— Begin —

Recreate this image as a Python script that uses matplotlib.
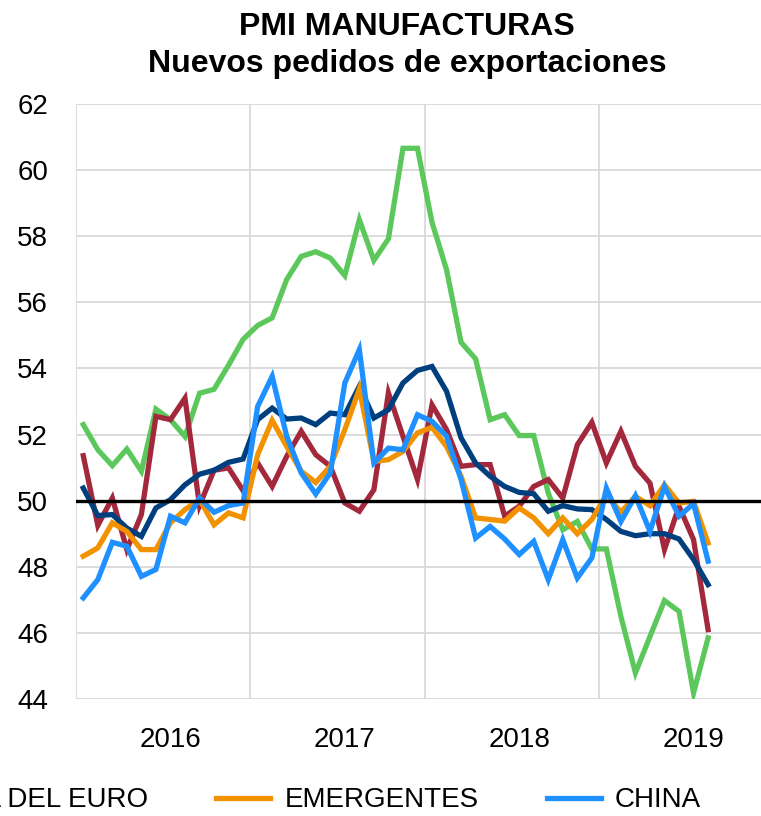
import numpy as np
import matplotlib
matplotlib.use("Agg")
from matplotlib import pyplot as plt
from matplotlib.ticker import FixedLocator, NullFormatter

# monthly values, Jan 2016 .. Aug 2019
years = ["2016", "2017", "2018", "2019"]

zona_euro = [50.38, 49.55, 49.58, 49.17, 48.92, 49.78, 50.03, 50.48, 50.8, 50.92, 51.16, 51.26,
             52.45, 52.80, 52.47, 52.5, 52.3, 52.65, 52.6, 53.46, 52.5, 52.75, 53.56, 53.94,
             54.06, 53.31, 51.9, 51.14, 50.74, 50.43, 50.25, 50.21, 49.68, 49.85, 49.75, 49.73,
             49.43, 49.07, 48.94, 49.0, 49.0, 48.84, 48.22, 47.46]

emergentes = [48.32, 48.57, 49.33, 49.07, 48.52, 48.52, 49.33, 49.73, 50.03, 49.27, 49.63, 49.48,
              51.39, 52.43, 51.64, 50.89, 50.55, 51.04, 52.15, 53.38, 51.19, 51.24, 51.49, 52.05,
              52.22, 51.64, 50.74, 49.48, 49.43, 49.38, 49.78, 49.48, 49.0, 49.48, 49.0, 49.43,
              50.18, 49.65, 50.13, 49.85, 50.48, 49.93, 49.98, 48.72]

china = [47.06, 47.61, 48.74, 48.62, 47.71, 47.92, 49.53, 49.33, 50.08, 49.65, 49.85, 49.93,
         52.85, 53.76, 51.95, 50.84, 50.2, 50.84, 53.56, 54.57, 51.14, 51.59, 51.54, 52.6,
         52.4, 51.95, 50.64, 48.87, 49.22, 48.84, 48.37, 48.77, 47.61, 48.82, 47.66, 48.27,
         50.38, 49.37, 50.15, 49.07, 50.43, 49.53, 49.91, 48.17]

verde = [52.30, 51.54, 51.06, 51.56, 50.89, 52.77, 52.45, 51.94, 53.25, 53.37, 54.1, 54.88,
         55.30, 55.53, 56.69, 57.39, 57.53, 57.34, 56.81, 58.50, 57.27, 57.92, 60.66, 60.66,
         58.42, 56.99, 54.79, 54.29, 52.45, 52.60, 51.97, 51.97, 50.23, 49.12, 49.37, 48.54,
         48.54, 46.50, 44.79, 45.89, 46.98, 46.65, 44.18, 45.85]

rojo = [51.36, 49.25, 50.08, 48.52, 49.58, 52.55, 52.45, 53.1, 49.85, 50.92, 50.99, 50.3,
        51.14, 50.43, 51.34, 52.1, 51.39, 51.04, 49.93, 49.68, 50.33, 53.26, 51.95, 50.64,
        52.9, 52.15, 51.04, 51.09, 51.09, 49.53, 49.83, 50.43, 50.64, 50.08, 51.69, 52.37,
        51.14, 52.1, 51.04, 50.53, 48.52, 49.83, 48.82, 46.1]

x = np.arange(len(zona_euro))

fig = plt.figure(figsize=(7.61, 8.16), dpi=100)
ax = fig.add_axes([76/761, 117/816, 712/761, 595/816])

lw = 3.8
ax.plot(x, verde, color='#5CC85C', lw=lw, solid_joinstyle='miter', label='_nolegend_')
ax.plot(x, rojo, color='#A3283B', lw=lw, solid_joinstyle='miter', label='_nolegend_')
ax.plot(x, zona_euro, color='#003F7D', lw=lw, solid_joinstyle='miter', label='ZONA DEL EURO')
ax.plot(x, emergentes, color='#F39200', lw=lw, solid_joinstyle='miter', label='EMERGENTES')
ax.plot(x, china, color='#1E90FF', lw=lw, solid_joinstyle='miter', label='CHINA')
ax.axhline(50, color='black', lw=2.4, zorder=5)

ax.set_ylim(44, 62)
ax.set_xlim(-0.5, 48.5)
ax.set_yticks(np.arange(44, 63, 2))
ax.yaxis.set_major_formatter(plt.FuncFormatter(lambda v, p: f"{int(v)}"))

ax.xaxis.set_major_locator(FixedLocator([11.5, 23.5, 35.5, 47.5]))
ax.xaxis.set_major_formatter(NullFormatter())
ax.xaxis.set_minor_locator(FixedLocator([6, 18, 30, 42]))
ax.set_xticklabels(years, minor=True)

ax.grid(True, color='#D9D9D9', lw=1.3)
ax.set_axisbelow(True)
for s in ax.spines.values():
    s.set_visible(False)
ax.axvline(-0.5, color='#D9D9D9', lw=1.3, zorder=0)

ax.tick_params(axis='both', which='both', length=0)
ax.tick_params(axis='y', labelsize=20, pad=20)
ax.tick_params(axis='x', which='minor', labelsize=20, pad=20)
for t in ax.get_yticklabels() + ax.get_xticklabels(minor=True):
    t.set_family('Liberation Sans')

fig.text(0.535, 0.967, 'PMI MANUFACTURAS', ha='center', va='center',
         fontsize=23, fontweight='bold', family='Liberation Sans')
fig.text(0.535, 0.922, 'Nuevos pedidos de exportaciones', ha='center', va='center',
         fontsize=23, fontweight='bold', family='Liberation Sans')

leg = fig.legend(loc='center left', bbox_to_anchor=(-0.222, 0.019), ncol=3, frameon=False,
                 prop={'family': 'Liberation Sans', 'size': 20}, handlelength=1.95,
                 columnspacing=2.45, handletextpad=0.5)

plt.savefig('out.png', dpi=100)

— End —

**WORK INSTRUCTIONS**
Leave out any pictures, please, and quote only the lines from the top of the data through the line that contains "50.18, 49.65, 50.13, 49.85, 50.48, 49.93, 49.98, 48.72]".

**THE COMPLETED TASK**
Recreate this image as a Python script that uses matplotlib.
import numpy as np
import matplotlib
matplotlib.use("Agg")
from matplotlib import pyplot as plt
from matplotlib.ticker import FixedLocator, NullFormatter

# monthly values, Jan 2016 .. Aug 2019
years = ["2016", "2017", "2018", "2019"]

zona_euro = [50.38, 49.55, 49.58, 49.17, 48.92, 49.78, 50.03, 50.48, 50.8, 50.92, 51.16, 51.26,
             52.45, 52.80, 52.47, 52.5, 52.3, 52.65, 52.6, 53.46, 52.5, 52.75, 53.56, 53.94,
             54.06, 53.31, 51.9, 51.14, 50.74, 50.43, 50.25, 50.21, 49.68, 49.85, 49.75, 49.73,
             49.43, 49.07, 48.94, 49.0, 49.0, 48.84, 48.22, 47.46]

emergentes = [48.32, 48.57, 49.33, 49.07, 48.52, 48.52, 49.33, 49.73, 50.03, 49.27, 49.63, 49.48,
              51.39, 52.43, 51.64, 50.89, 50.55, 51.04, 52.15, 53.38, 51.19, 51.24, 51.49, 52.05,
              52.22, 51.64, 50.74, 49.48, 49.43, 49.38, 49.78, 49.48, 49.0, 49.48, 49.0, 49.43,
              50.18, 49.65, 50.13, 49.85, 50.48, 49.93, 49.98, 48.72]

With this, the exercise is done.